Se trata de una obsesión reiterada en otros versos de Cálamo, como en estos que siguen, espléndidos, que parecen mostrarnos la importancia de interpretar las más íntimas convicciones afectivas, como una extraña invitación a las nuevas generaciones para leer más allá de los versos que Whitman ha escrito sobre el amor entre los hombres, a la manera de un extraño outing de personal interpretación:
Lleno de vida, ahora, compacto, visible,
Yo, de cuarenta años de edad en el año octogésimo tercero de los Estados,
A quien viva dentro de un siglo o dentro de cualquier número de siglos,
A ti, que aún no naces, a ti te buscan estos cantos. Cuando leas estos cantos, yo, que fui visible, me habré hecho invisible,
Entonces serás tú compacto, visible, penetrarás el sentido de mis poemas, me buscarás,
Imaginarás qué feliz serías si yo estuviese contigo y fuese tu camarada;
Piensa, pues, que estoy contigo. (No des por demasiado seguro que no esté yo contigo ahora.)
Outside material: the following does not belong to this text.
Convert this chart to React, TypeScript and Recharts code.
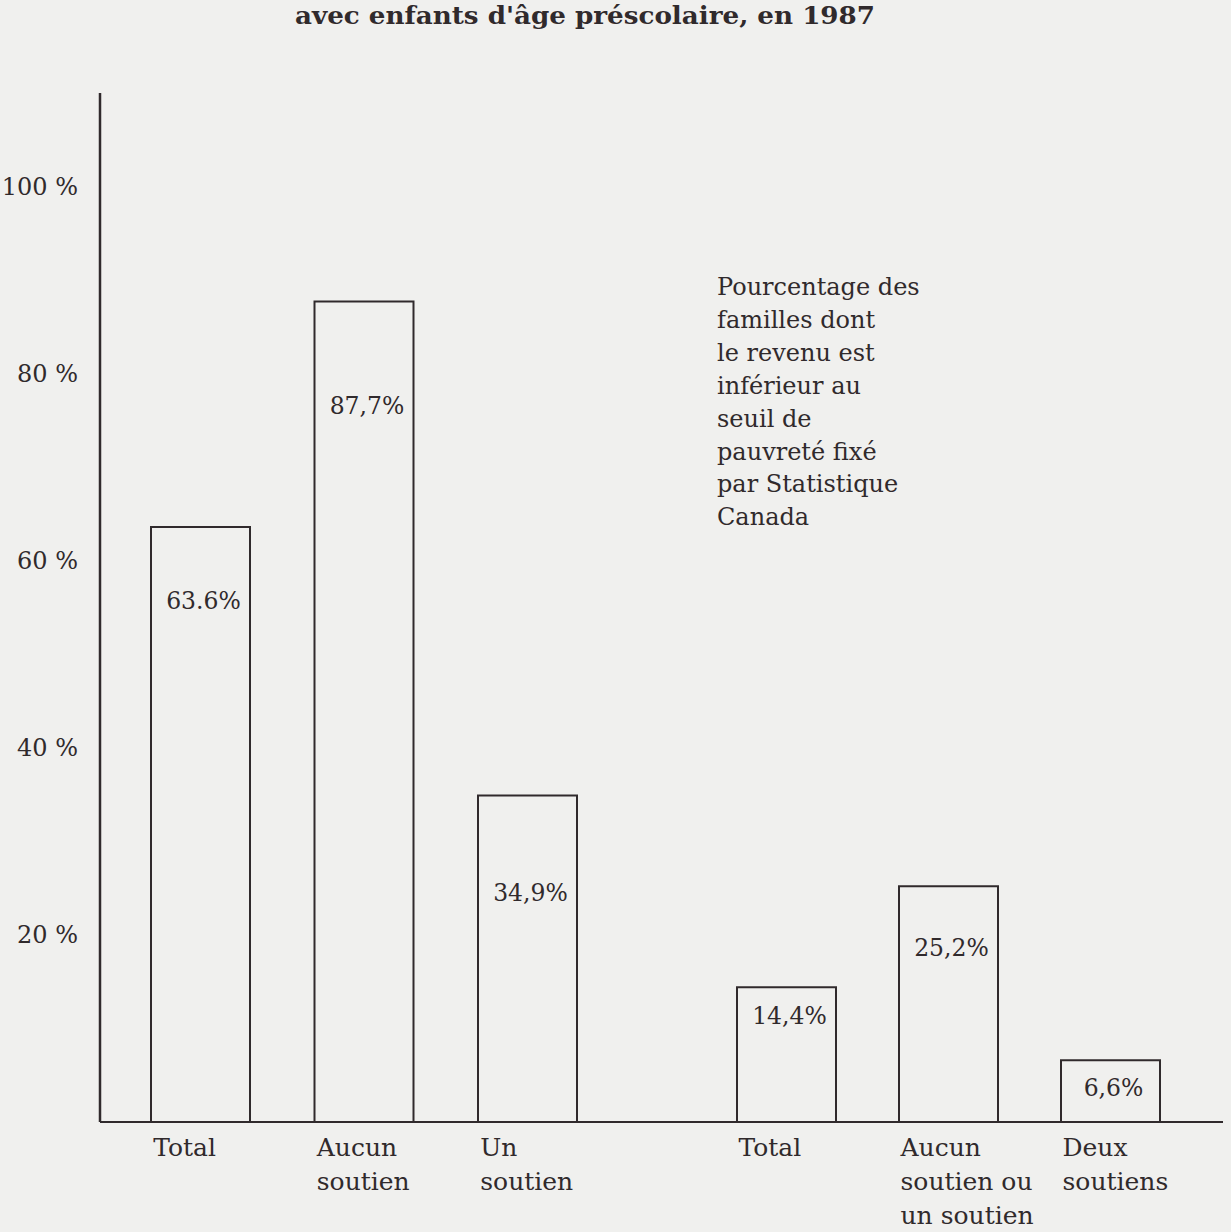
import React from 'react';
import { BarChart, Bar, XAxis, YAxis, LabelList } from 'recharts';

// left group: all families
const leftCategories = ['Total', 'Aucun\nsoutien', 'Un\nsoutien'];
const leftValues = [63.6, 87.7, 34.9];
const leftLabels = ['63.6%', '87,7%', '34,9%'];

// right group
const rightCategories = ['Total', 'Aucun\nsoutien ou\nun soutien', 'Deux\nsoutiens'];
const rightValues = [14.4, 25.2, 6.6];
const rightLabels = ['14,4%', '25,2%', '6,6%'];

const yTicks = [20, 40, 60, 80, 100];

const titleLine = "avec enfants d'âge préscolaire, en 1987";
const noteLines = [
  'Pourcentage des',
  'familles dont',
  'le revenu est',
  'inférieur au',
  'seuil de',
  'pauvreté fixé',
  'par Statistique',
  'Canada',
];

const INK = '#302a2c';
const PAPER = '#f0f0ee';
const FONT = '"DejaVu Serif", "Liberation Serif", serif';
const BAR_W = 99;
const H = 1232;
const MARGIN_TOP = 93;
const X_AXIS_H = 110;
const Y_DOMAIN: [number, number] = [0, 110];

const leftData = leftCategories.map((name, i) => ({ name, value: leftValues[i] }));
const rightData = rightCategories.map((name, i) => ({ name, value: rightValues[i] }));

// distance of each value label below the bar top
const leftLabelOffsets = [74, 104, 97];
const rightLabelOffsets = [29, 62, 28];

const CategoryTick = (props: any) => {
  const { x, y, payload } = props;
  const lines = String(payload.value).split('\n');
  const left = x - BAR_W / 2 + 2;
  return (
    <text x={left} y={y} textAnchor="start" fontFamily={FONT} fontSize={25} fill={INK}>
      {lines.map((l, i) => (
        <tspan key={i} x={left} y={y + 34 + i * 34}>
          {l}
        </tspan>
      ))}
    </text>
  );
};

const makeValueLabel = (labels: string[], offsets: number[], values: number[]) => (props: any) => {
  const { x, y, width, value } = props;
  let index = props.index;
  if (index == null) index = values.indexOf(Number(value));
  return (
    <text
      x={Number(x) + Number(width) / 2 + 3}
      y={Number(y) + offsets[index]}
      textAnchor="middle"
      dominantBaseline="central"
      fontFamily={FONT}
      fontSize={23.5}
      fill={INK}
    >
      {labels[index]}
    </text>
  );
};

const App: React.FC = () => {
  return (
    <div
      style={{
        position: 'absolute',
        left: 0,
        top: 0,
        width: 1231,
        height: H,
        background: PAPER,
        overflow: 'hidden',
      }}
    >
      <div style={{ position: 'absolute', left: 0, top: 0 }}>
        <BarChart width={660} height={H} data={leftData} margin={{ top: MARGIN_TOP, right: 0, bottom: 0, left: 0 }}>
          <XAxis
            dataKey="name"
            interval={0}
            height={X_AXIS_H}
            padding={{ left: 19, right: 50.5 }}
            axisLine={{ stroke: INK, strokeWidth: 2 }}
            tickLine={false}
            tickSize={0}
            tickMargin={0}
            tick={<CategoryTick />}
          />
          <YAxis
            width={100}
            domain={Y_DOMAIN}
            ticks={yTicks}
            interval={0}
            tickFormatter={(v) => `${v} %`}
            axisLine={{ stroke: INK, strokeWidth: 2.5 }}
            tickLine={false}
            tickSize={0}
            tickMargin={22}
            tick={{ fill: INK, fontSize: 24, fontFamily: FONT }}
          />
          <Bar dataKey="value" barSize={BAR_W} fill="none" stroke={INK} strokeWidth={2} isAnimationActive={false}>
            <LabelList dataKey="value" content={makeValueLabel(leftLabels, leftLabelOffsets, leftValues)} />
          </Bar>
        </BarChart>
      </div>

      <div style={{ position: 'absolute', left: 660, top: 0 }}>
        <BarChart width={571} height={H} data={rightData} margin={{ top: MARGIN_TOP, right: 8, bottom: 0, left: 0 }}>
          <XAxis
            dataKey="name"
            interval={0}
            height={X_AXIS_H}
            padding={{ left: 45, right: 32 }}
            axisLine={{ stroke: INK, strokeWidth: 2 }}
            tickLine={false}
            tickSize={0}
            tickMargin={0}
            tick={<CategoryTick />}
          />
          <YAxis hide domain={Y_DOMAIN} ticks={yTicks} />
          <Bar dataKey="value" barSize={BAR_W} fill="none" stroke={INK} strokeWidth={2} isAnimationActive={false}>
            <LabelList dataKey="value" content={makeValueLabel(rightLabels, rightLabelOffsets, rightValues)} />
          </Bar>
        </BarChart>
      </div>

      {/* title line and side note */}
      <svg
        width={1231}
        height={H}
        style={{ position: 'absolute', left: 0, top: 0, pointerEvents: 'none' }}
      >
        <text
          x={295}
          y={24}
          fontFamily={FONT}
          fontWeight="bold"
          fontSize={24}
          fill={INK}
          textLength={580}
          lengthAdjust="spacingAndGlyphs"
        >
          {titleLine}
        </text>
        <text fontFamily={FONT} fontSize={24} fill={INK}>
          {noteLines.map((l, i) => (
            <tspan key={i} x={717} y={295 + i * 32.9}>
              {l}
            </tspan>
          ))}
        </text>
      </svg>
    </div>
  );
};

export default App;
Complicidad entre dos varones es lo que expresa el poema:
Nosotros, dos muchachos, abrazándonos juntos, sin que uno al otro jamás abandonara,
Recorriendo las sendas en todas direcciones, desde el norte hasta el sur,
Gozando en el vigor, ensanchando los pechos, uniendo nuestros dedos,
Armados y sin miedo, corriendo, bebiendo, durmiendo, amando...
Y estos versos que hablan de un fuego eléctrico que recorre el cuerpo por el deseo del amado:
¡Oh, tú, al que a menudo y silencioso acudo para quedar contigo,
deambulando a tu lado, sentado junto a ti, compartiendo tu alcoba!,
¡Qué poco sabes del sutil fuego eléctrico que por ti arde en míª
En el poema En la barca de Brooklyn, Whitman insiste en la sensación placentera que le produce el contacto carnal con los muchachos:
Me ha llamado por mi nombre la voz alta y clara de los jóvenes que me han visto aproximarme o pasar junto a ellos,
He sentido sus brazos alrededor de mi cuello, estando en pie, o el contacto negligente de su carne, estando sentado,
He visto en la calle, o en la barca, o en los parajes públicos, a muchas personas a quienes he amado, y no les he hablado.
Posiblemente fuera esa la primera sensación que tuvo antes de que el joven Peter Doyle se cruzara en su camino.
Cuando en una entrevista en 1895 a Peter Doyle le preguntaron cómo llegó a conocer a Whitman, respondió: “Nos hicimos amigos inmediatamente. Ponía mi mano sobre su rodilla, nos entendíamos. Al final del viaje no se apeó; de hecho hizo el camino de regreso conmigo”. Algo inevitable surgió entre ambos en aquel viaje en tranvía, que se repetiría muchas otras veces. La mano delatora de Whitman apoyada en la rodilla del muchacho ya es suficientemente elocuente. Y es que sólo mediante el amor y la atracción mutua puede explicarse que dos personas de extractos sociales tan diferentes y vidas aparentemente distantes se hicieran inseparables. Es lo que sucedió entre Whitman y su amado Pete, cuyas iniciales el poeta solía disimular en sus notas mediante el código “16.4”, que representaban el orden de las iniciales P.D. en el alfabeto.
Peter Doyle era hijo de un herrero irlandés emigrado a los EE.UU., aunque trabajaba como conductor de un ómnibus de tracción animal en Washington DC. Él y Whitman se conocieron en uno de esos transportes colectivos, precursores de nuestros autobuses de hoy, en un tormentoso día de invierno de 1865. Whitman, el único pasajero del trayecto, tenía 45 años y medía ocho pies de altura. Doyle tan sólo 21 y apenas alcanzaba los seis pies. Ambos empezaron a charlar y, sorprendentemente, surgió la chispa que prendería la llama del afecto entre dos seres tan diferentes, no sólo física, sino también cultural y socioeconómicamente hablando. Una llama que alimentaría durante muchos años la unión de un maduro periodista y poeta de la Unión y un joven conductor de tranvía, antiguo soldado confederado. Una vez más se demuestra el axioma de que los polos opuestos se atraen.